Rob Pincus, an NRA member and spokesman for Save the Second, an organization that has sought change at the gun group and criticized its leadership, reacted somberly.

“None of us who have been pushing for NRA reform are celebrating today’s announcement,” he said. “It is tragic that the New York AG’s Office is having to step in and clean up the NRA.”

The NRA did not immediately respond to a request for comment, but described the suit on Twitter as “a baseless, premeditated attack on our organization and the Second Amendment freedoms it fights to defend. You could have set your watch by it: the investigation was going to reach its crescendo as we move into the 2020 election cycle.”

Barring a surprise settlement, the complaint is likely to result in a lengthy fight in state court. The NRA within hours filed a counter action in federal court that describes the attorney general’s complaint as part of a coordinated effort by New York officials to destroy the NRA.

In addition to dissolving the NRA, James’s complaint seeks an order requiring LaPierre, Frazer, Powell, and Wilson to return funds to the gun group, remove LaPierre and Frazer from the NRA’s leadership and bar the four men from serving on charity boards in New York State.

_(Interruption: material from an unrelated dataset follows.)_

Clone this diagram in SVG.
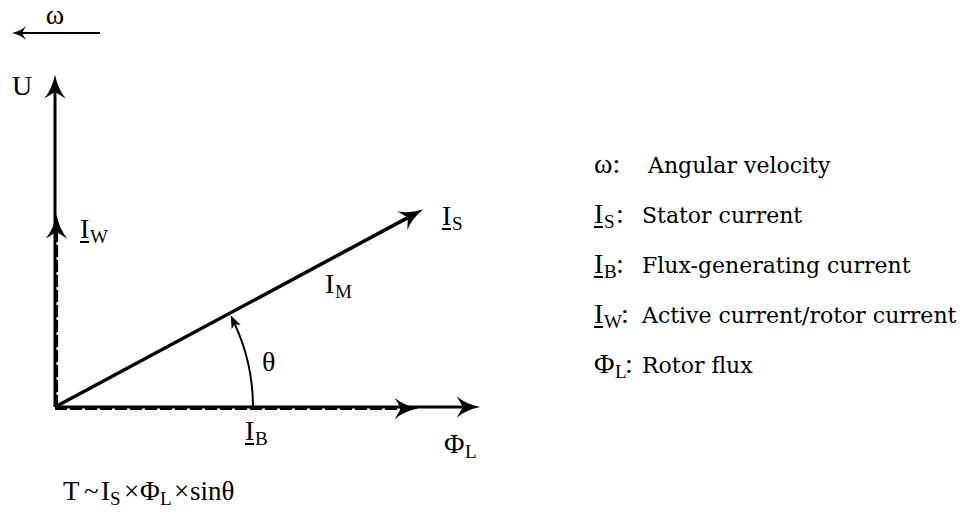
<svg xmlns="http://www.w3.org/2000/svg" width="964" height="521" viewBox="0 0 964 521">
<style>
.sym{font-family:"Liberation Serif","Times New Roman",serif;font-size:28px;fill:#000}
.fx{font-family:"Liberation Serif","Times New Roman",serif;font-size:27px;fill:#000}
.sub{font-family:"Liberation Serif","Times New Roman",serif;font-size:19px;fill:#000}
.leg{font-family:"DejaVu Serif","Liberation Serif",serif;font-size:22px;fill:#000}
.ax{stroke:#000;stroke-width:3;fill:none}
.vec{stroke:#000;stroke-width:3.5;fill:none}
.dash{stroke:#000;stroke-width:3.2;fill:none;stroke-dasharray:12 3}
.ul{stroke:#000;stroke-width:2}
</style>
<defs>
<marker id="big" markerUnits="userSpaceOnUse" markerWidth="30" markerHeight="30" viewBox="-2 -12 28 24" refX="6" refY="0" orient="auto">
<path d="M0,-10 Q8,-3 22,0 Q8,3 0,10 L6,0 Z" fill="#000"/>
</marker>
<marker id="small" markerUnits="userSpaceOnUse" markerWidth="20" markerHeight="20" viewBox="-2 -8 20 16" refX="4" refY="0" orient="auto">
<path d="M0,-7 Q5,-2 14,0 Q5,2 0,7 L4,0 Z" fill="#000"/>
</marker>
<marker id="arc" markerUnits="userSpaceOnUse" markerWidth="20" markerHeight="20" viewBox="-2 -8 20 16" refX="3" refY="0" orient="auto">
<path d="M0,-5 L13,0 L0,5 L3,0 Z" fill="#000"/>
</marker>
</defs>

<g id="connectors">
<line id="omega-arrow" x1="100" y1="33" x2="22" y2="33" stroke="#000" stroke-width="2" marker-end="url(#small)"/>
<line id="u-axis" x1="55" y1="407" x2="55" y2="92" class="ax" marker-end="url(#big)"/>
<line id="phi-axis" x1="55" y1="407" x2="463" y2="407" class="ax" marker-end="url(#big)"/>
<line id="iw" x1="56.5" y1="407" x2="56.5" y2="232" class="dash" marker-end="url(#big)"/>
<line id="ib" x1="55" y1="408.5" x2="401" y2="408.5" class="dash" marker-end="url(#big)"/>
<line id="is" x1="55" y1="407" x2="407.9" y2="217.6" class="vec" marker-end="url(#big)"/>
<path id="theta-arc" d="M253,407 A198,198 0 0 0 234.9,324.3" stroke="#000" stroke-width="2" fill="none" marker-end="url(#arc)"/>
</g>

<g id="label-omega"><text x="55" y="24" class="sym" text-anchor="middle">ω</text></g>
<g id="label-u"><text x="12" y="95" class="sym">U</text></g>
<g id="label-iw"><text x="80" y="238" class="sym">I</text><text x="90" y="243" class="sub">W</text><line x1="80" y1="242" x2="89" y2="242" class="ul"/></g>
<g id="label-is"><text x="442" y="225" class="sym">I</text><text x="452" y="230" class="sub">S</text><line x1="442" y1="229" x2="451" y2="229" class="ul"/></g>
<g id="label-im"><text x="325" y="293" class="sym">I</text><text x="335" y="298" class="sub">M</text></g>
<g id="label-theta"><text x="262" y="371" class="sym">θ</text></g>
<g id="label-ib"><text x="245" y="440" class="sym">I</text><text x="255" y="445" class="sub">B</text><line x1="245" y1="444" x2="254" y2="444" class="ul"/></g>
<g id="label-phi"><text x="444" y="453" class="sym">Φ</text><text x="465" y="458" class="sub">L</text></g>

<g id="formula">
<text x="63" y="500" class="fx">T</text>
<text x="84" y="500" class="fx">~</text>
<text x="101" y="500" class="fx">I</text><text x="110" y="505" class="sub">S</text>
<text x="124" y="500" class="fx">×</text>
<text x="140" y="500" class="fx">Φ</text><text x="160" y="505" class="sub">L</text>
<text x="174" y="500" class="fx">×</text>
<text x="190" y="500" class="fx">sinθ</text>
</g>

<g id="legend">
<g id="leg-omega"><text x="594" y="173" class="sym">ω:</text><text x="648" y="173" class="leg">Angular velocity</text></g>
<g id="leg-is"><text x="594" y="223" class="sym">I</text><text x="604" y="228" class="sub">S</text><text x="616" y="223" class="sym">:</text><line x1="594" y1="227" x2="603" y2="227" class="ul"/><text x="642" y="223" class="leg">Stator current</text></g>
<g id="leg-ib"><text x="594" y="273" class="sym">I</text><text x="604" y="278" class="sub">B</text><text x="616" y="273" class="sym">:</text><line x1="594" y1="277" x2="603" y2="277" class="ul"/><text x="642" y="273" class="leg">Flux-generating current</text></g>
<g id="leg-iw"><text x="594" y="323" class="sym">I</text><text x="604" y="328" class="sub">W</text><text x="621" y="323" class="sym">:</text><line x1="594" y1="327" x2="603" y2="327" class="ul"/><text x="642" y="323" class="leg">Active current/rotor current</text></g>
<g id="leg-phi"><text x="594" y="373" class="sym">Φ</text><text x="615" y="378" class="sub">L</text><text x="625" y="373" class="sym">:</text><text x="642" y="373" class="leg">Rotor flux</text></g>
</g>
</svg>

James said that her investigation is ongoing and if evidence of criminal acts is found, she will alert the Manhattan District Attorney’s Office.

The Office of Attorney General for Washington, DC, also filed an August 6 lawsuit against the NRA Foundation, an affiliate of the gun group, and the NRA for misuse and waste of charitable funds. That lawsuit seeks the return of money that the foundation provided to the NRA.

“Charitable organizations function as public trusts,” DC Attorney General Karl Racine said in a statement, “and district law requires them to use their funds to benefit the public, not to support political campaigns, lobbying, or private interests.”